Please transcribe the records precisely; pictures stay out of your copy.

Records with drawing code:
↓

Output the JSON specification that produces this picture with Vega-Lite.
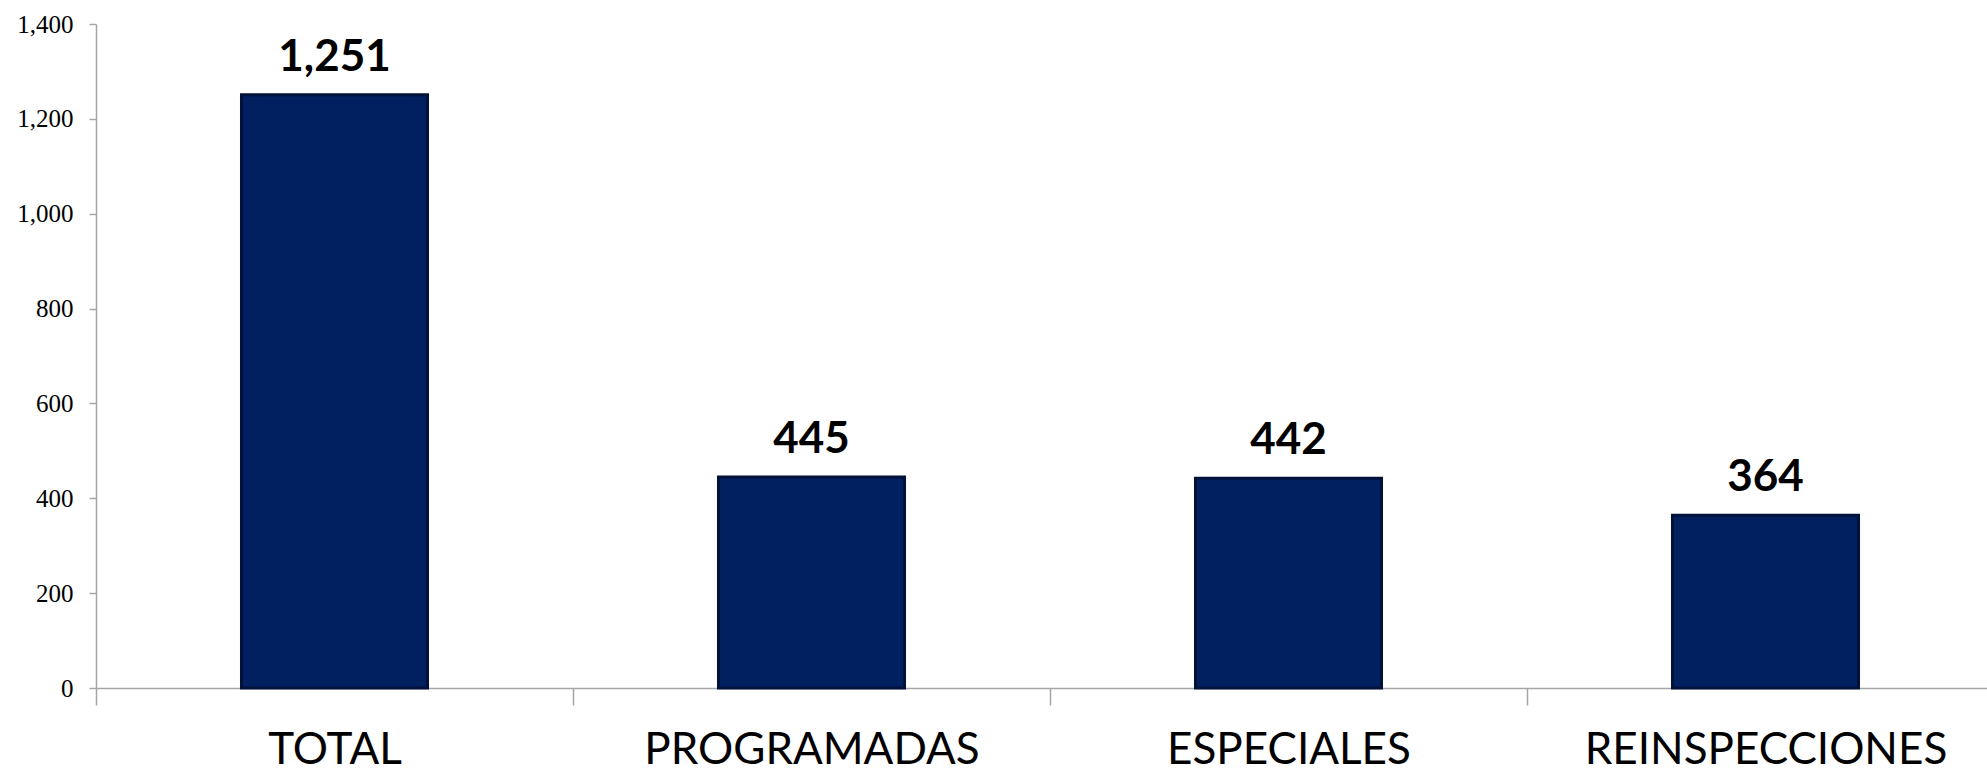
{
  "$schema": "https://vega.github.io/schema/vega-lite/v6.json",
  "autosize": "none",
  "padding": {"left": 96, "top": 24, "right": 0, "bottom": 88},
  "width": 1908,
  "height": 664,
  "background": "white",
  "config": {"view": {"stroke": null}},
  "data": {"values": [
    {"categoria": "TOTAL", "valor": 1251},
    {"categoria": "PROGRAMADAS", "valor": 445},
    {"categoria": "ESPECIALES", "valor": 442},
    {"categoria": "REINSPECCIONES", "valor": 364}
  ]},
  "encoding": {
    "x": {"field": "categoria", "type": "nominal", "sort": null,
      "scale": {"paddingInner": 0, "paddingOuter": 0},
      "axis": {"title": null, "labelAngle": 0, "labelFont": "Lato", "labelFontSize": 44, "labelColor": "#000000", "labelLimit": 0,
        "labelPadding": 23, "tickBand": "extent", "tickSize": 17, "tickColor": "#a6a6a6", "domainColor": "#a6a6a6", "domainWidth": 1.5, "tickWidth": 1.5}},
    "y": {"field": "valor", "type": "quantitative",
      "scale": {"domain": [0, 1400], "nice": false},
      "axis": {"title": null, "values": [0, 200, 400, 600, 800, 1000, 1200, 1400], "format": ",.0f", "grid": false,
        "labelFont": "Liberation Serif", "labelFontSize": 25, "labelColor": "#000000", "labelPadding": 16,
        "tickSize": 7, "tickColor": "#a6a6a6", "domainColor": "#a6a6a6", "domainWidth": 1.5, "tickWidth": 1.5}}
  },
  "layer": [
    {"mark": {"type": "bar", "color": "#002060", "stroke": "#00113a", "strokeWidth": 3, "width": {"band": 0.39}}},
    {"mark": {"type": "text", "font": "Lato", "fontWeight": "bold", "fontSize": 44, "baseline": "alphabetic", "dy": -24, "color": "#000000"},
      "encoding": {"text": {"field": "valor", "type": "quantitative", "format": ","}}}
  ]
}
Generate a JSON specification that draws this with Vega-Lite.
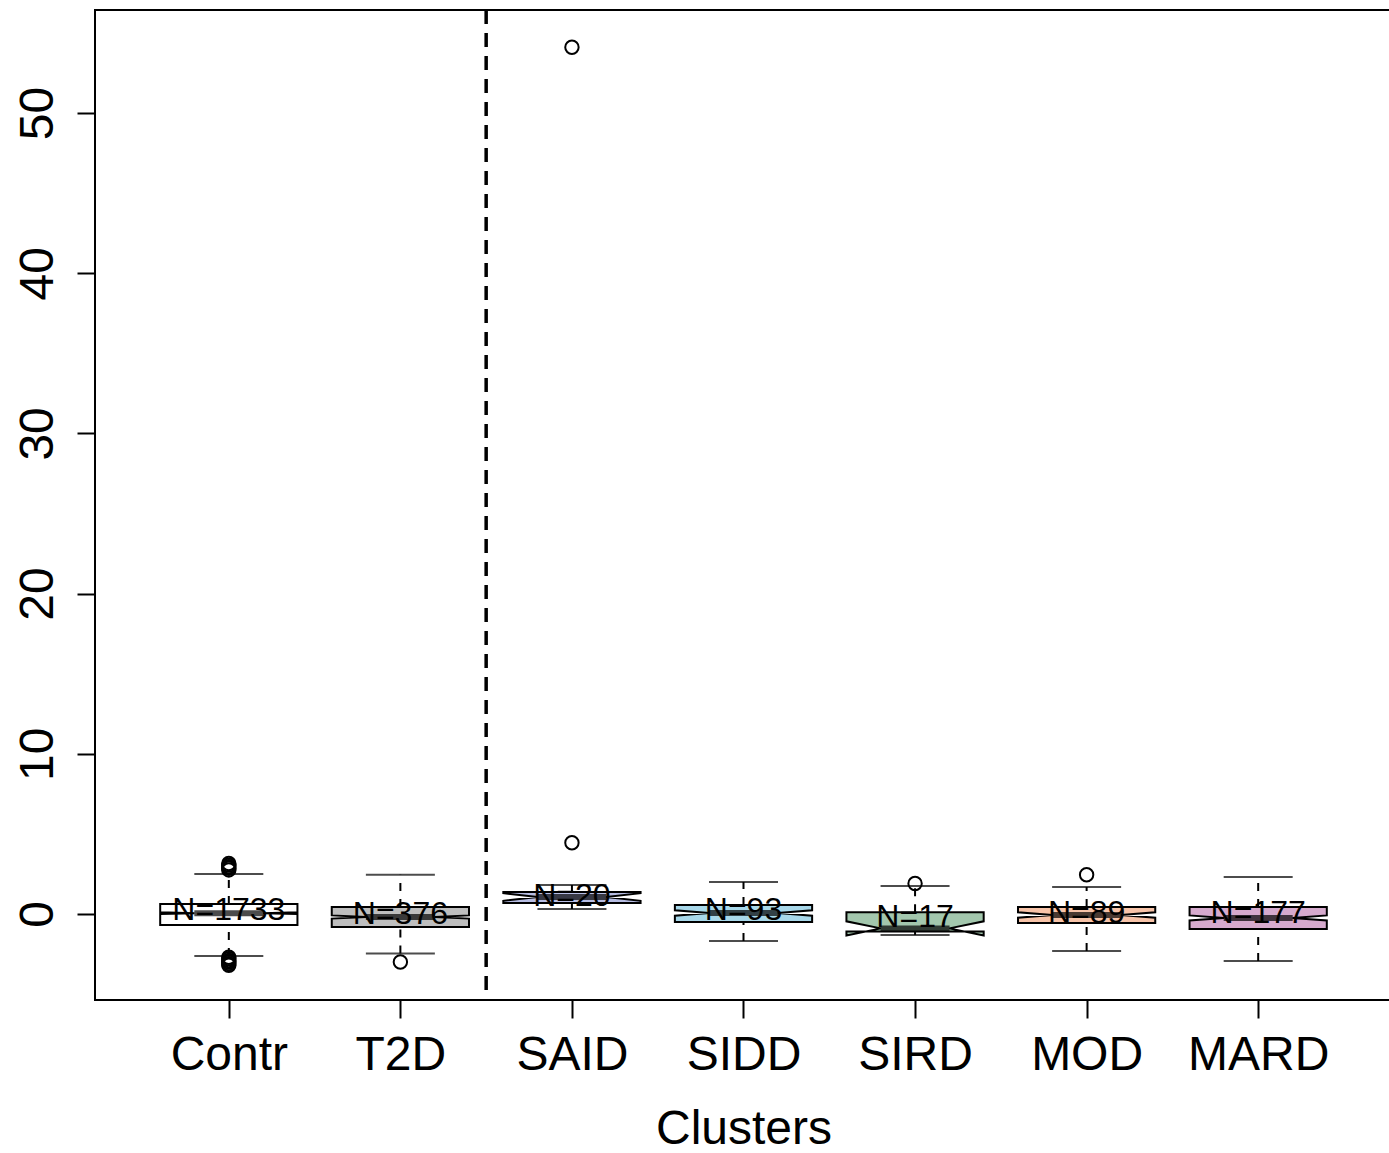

↑

CORRECT RESPONSE:
Output the JSON specification that produces this picture with Vega-Lite.
{
  "$schema": "https://vega.github.io/schema/vega-lite/v6.json",
  "autosize": "none",
  "padding": {"left": 96, "top": 24, "right": 0, "bottom": 88},
  "width": 1908,
  "height": 664,
  "background": "white",
  "config": {"view": {"stroke": null}},
  "data": {"values": [
    {"categoria": "TOTAL", "valor": 1251},
    {"categoria": "PROGRAMADAS", "valor": 445},
    {"categoria": "ESPECIALES", "valor": 442},
    {"categoria": "REINSPECCIONES", "valor": 364}
  ]},
  "encoding": {
    "x": {"field": "categoria", "type": "nominal", "sort": null,
      "scale": {"paddingInner": 0, "paddingOuter": 0},
      "axis": {"title": null, "labelAngle": 0, "labelFont": "Lato", "labelFontSize": 44, "labelColor": "#000000", "labelLimit": 0,
        "labelPadding": 23, "tickBand": "extent", "tickSize": 17, "tickColor": "#a6a6a6", "domainColor": "#a6a6a6", "domainWidth": 1.5, "tickWidth": 1.5}},
    "y": {"field": "valor", "type": "quantitative",
      "scale": {"domain": [0, 1400], "nice": false},
      "axis": {"title": null, "values": [0, 200, 400, 600, 800, 1000, 1200, 1400], "format": ",.0f", "grid": false,
        "labelFont": "Liberation Serif", "labelFontSize": 25, "labelColor": "#000000", "labelPadding": 16,
        "tickSize": 7, "tickColor": "#a6a6a6", "domainColor": "#a6a6a6", "domainWidth": 1.5, "tickWidth": 1.5}}
  },
  "layer": [
    {"mark": {"type": "bar", "color": "#002060", "stroke": "#00113a", "strokeWidth": 3, "width": {"band": 0.39}}},
    {"mark": {"type": "text", "font": "Lato", "fontWeight": "bold", "fontSize": 44, "baseline": "alphabetic", "dy": -24, "color": "#000000"},
      "encoding": {"text": {"field": "valor", "type": "quantitative", "format": ","}}}
  ]
}
Generate a JSON specification that draws this with Vega-Lite.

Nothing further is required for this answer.